TASK >>
Collect all lines below with the string "this".

================================

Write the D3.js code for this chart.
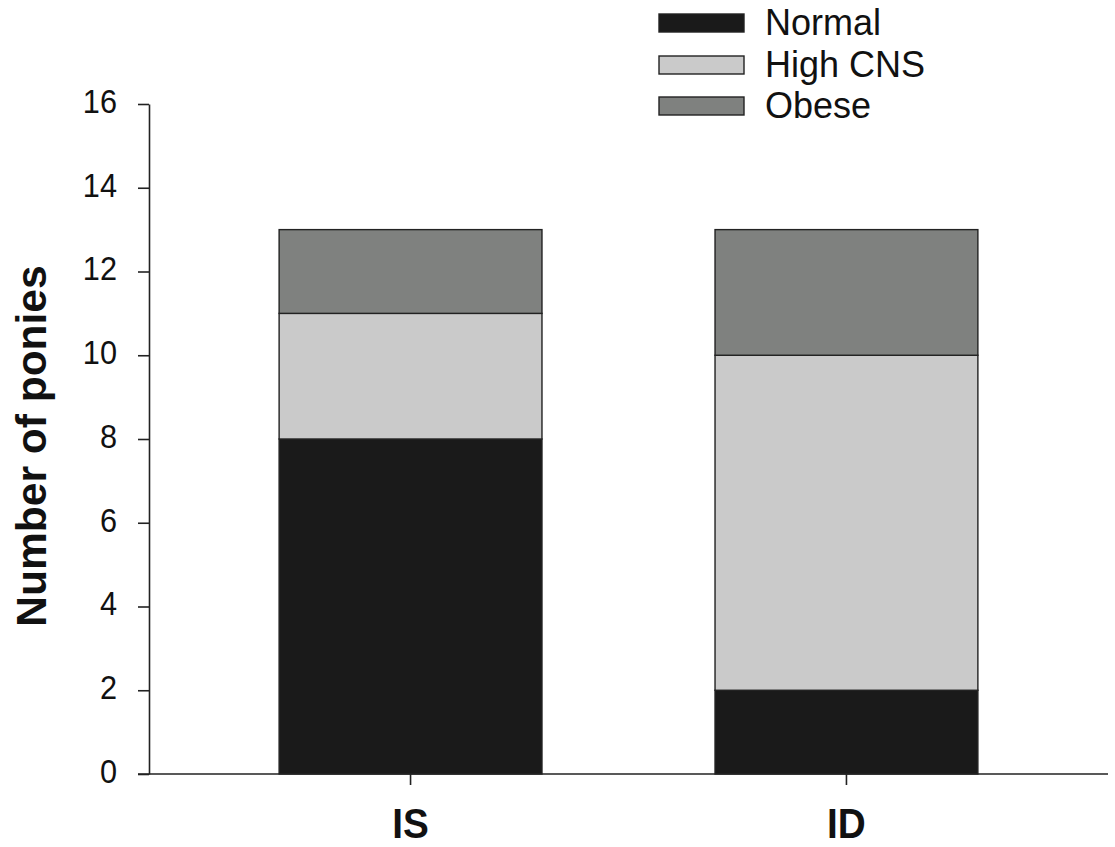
<!DOCTYPE html>
<html>
<head>
<meta charset="utf-8">
<script src="https://cdn.jsdelivr.net/npm/d3@7"></script>
<style>
  html, body { margin: 0; padding: 0; background: #fff; }
  svg { display: block; font-family: "Liberation Sans", Arial, sans-serif; }
</style>
</head>
<body>
<svg id="chart" width="1115" height="847"></svg>
<script>
const categories = ["IS", "ID"];
const seriesNames = ["Normal", "High CNS", "Obese"];
const normalValues = [8, 2];
const highCNSValues = [3, 8];
const obeseValues = [2, 3];
const yTicks = [0, 2, 4, 6, 8, 10, 12, 14, 16];
const colors = ["#1a1a1a", "#cacaca", "#7f817f"];

(function () {
const svg = d3.select("#chart");
const mLeft = 149, mRight = 1108, mTop = 104, mBottom = 774;

function squeeze(sel, f) {
  sel.each(function () {
    const L = this.getComputedTextLength();
    d3.select(this).attr("textLength", L * f).attr("lengthAdjust", "spacingAndGlyphs");
  });
}

const rows = categories.map((c, i) => ({
  cat: c, "Normal": normalValues[i], "High CNS": highCNSValues[i], "Obese": obeseValues[i]
}));
const stacked = d3.stack().keys(seriesNames)(rows);

const x = d3.scaleBand().domain(categories).range([mLeft, mRight])
  .paddingInner(0.397).paddingOuter(0.2985);
const y = d3.scaleLinear().domain([0, 16]).range([mBottom, mTop]);

// bars
svg.append("g").selectAll("g").data(stacked).join("g")
  .attr("fill", (d, i) => colors[i])
  .selectAll("rect").data(d => d).join("rect")
  .attr("x", d => x(d.data.cat))
  .attr("width", x.bandwidth())
  .attr("y", d => y(d[1]))
  .attr("height", d => y(d[0]) - y(d[1]))
  .attr("stroke", "#222")
  .attr("stroke-width", 1.4);

// y axis
const yAxis = svg.append("g").attr("transform", `translate(${mLeft},0)`)
  .call(d3.axisLeft(y).tickValues(yTicks).tickSize(11).tickPadding(21).tickSizeOuter(0));
yAxis.select(".domain").attr("stroke", "#222").attr("stroke-width", 1.6);
yAxis.selectAll(".tick line").attr("stroke", "#222").attr("stroke-width", 1.6);
yAxis.selectAll(".tick text").attr("font-size", 33).attr("fill", "#111")
  .attr("dy", "0.25em")
  .attr("font-family", "Liberation Sans, Arial, sans-serif")
  .call(squeeze, 0.93);

// x axis
const xAxis = svg.append("g").attr("transform", `translate(0,${mBottom})`)
  .call(d3.axisBottom(x).tickSize(11).tickPadding(0).tickSizeOuter(0));
xAxis.select(".domain").attr("d", `M${mLeft - 11},0H${mRight}`)
  .attr("stroke", "#222").attr("stroke-width", 1.6);
xAxis.selectAll(".tick line").attr("stroke", "#222").attr("stroke-width", 1.6);
xAxis.selectAll(".tick text").attr("font-size", 43).attr("font-weight", "bold")
  .attr("y", 64).attr("dy", null)
  .attr("fill", "#111").attr("font-family", "Liberation Sans, Arial, sans-serif")
  .call(squeeze, 0.9);

// y label
svg.append("text")
  .attr("transform", `translate(46,446) rotate(-90)`)
  .attr("text-anchor", "middle")
  .attr("font-size", 42.5).attr("font-weight", "bold").attr("fill", "#111")
  .text("Number of ponies");

// legend
const legendY = [23, 65, 106];
const lg = svg.append("g").selectAll("g").data(seriesNames).join("g")
  .attr("transform", (d, i) => `translate(659,${legendY[i]})`);
lg.append("rect").attr("x", 0).attr("y", -9).attr("width", 85).attr("height", 18)
  .attr("fill", (d, i) => colors[i]).attr("stroke", "#222").attr("stroke-width", 1.4);
lg.append("text").attr("x", 106).attr("y", 11.5)
  .attr("font-size", 36).attr("fill", "#111").text(d => d);
})();
</script>
</body>
</html>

================================

COMPLETE ANSWER >>
Write the D3.js code for this chart.
    const L = this.getComputedTextLength();
    d3.select(this).attr("textLength", L * f).attr("lengthAdjust", "spacingAndGlyphs");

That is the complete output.